L’ancienneté de l’activité du Requérant, sa renommée et sa présence dans de nombreux pays attestent de sa visibilité.

Les marques BOUYGUES du Requérant sont distinctives et renommées. Ainsi, leur reprise quasi à l’identique ne peut être le fait du hasard, d’autant plus que le nom de domaine litigieux a ensuite été utilisé en prétendant faire partie du groupe Bouygues.

A défaut de réponse à la plainte, le Défendeur n’a fourni aucune preuve de tout éventuel usage de bonne foi, actuel ou envisagé du nom de domaine litigieux <bouygues-service.com>. Les pièces communiquées prouvent le contraire.

Le Requérant démontre que le Défendeur a mis en place un serveur de courrier électronique pour le nom de domaine contesté et qu’il a utilisé une adresse “[...]@bouygues-services.com” pour se faire passer pour un commercial de Bouygues.

Cette pratique constitue la revendication d’une fausse qualité et une manœuvre frauduleuse, caractérisant par nature la mauvaise foi du Défendeur.
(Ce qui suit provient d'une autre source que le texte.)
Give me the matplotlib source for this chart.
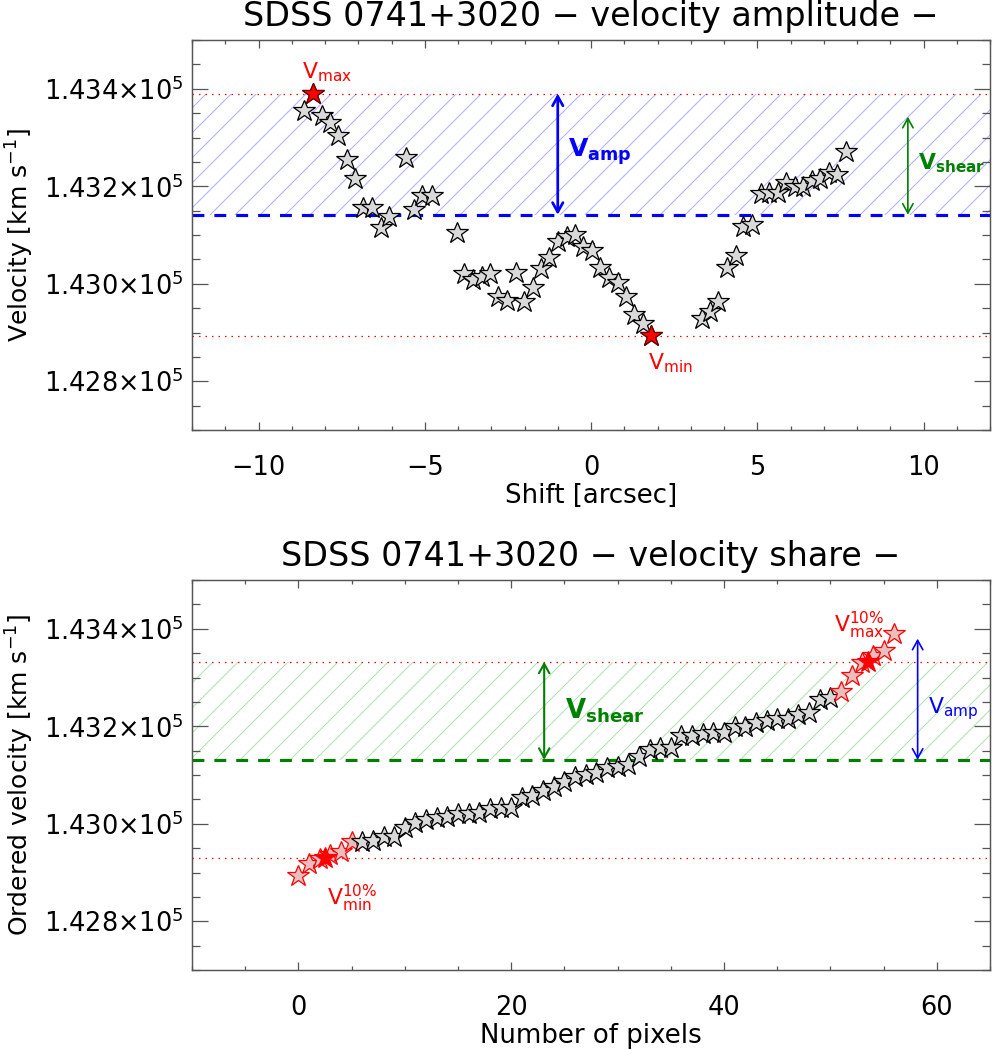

Compte tenu des faits décrits par le Requérant, non contestés en l’absence de toute réponse, et des moyens de preuve apportés à l’appui de la plainte, la Commission administrative considère que la condition du paragraphe 4(a)(iii) des Principes directeurs est remplie.

7. Décision

Pour les raisons exposées ci-dessus, et conformément aux paragraphes 4(i) des Principes directeurs et 15 des Règles d’application, la Commission administrative ordonne que le nom de domaine litigieux <bouygues-services.com> soit transféré au Requérant.

Marie-Emmanuelle Haas
Expert Unique
Le 9 novembre 2018


1 Est attachée à la présente décision, comme Annexe 1, l’instruction de la Commission administrative donnée à l’Unité d’enregistrement en ce qui concerne le transfert du nom de domaine litigieux, incluant le nom du Défendeur. La Commission administrative a déterminé que le nom de domaine litigieux a été enregistré de manière frauduleuse par un tiers en effectuant une usurpation d’identité. La Commission administrative a autorisé le Centre à transmettre l’Annexe 1 à l’Unité d’enregistrement comme faisant partie du dispositif dans la présente procédure mais a indiqué que l’Annexe 1 de la décision ne doit pas être publiée dû aux circonstances du litige.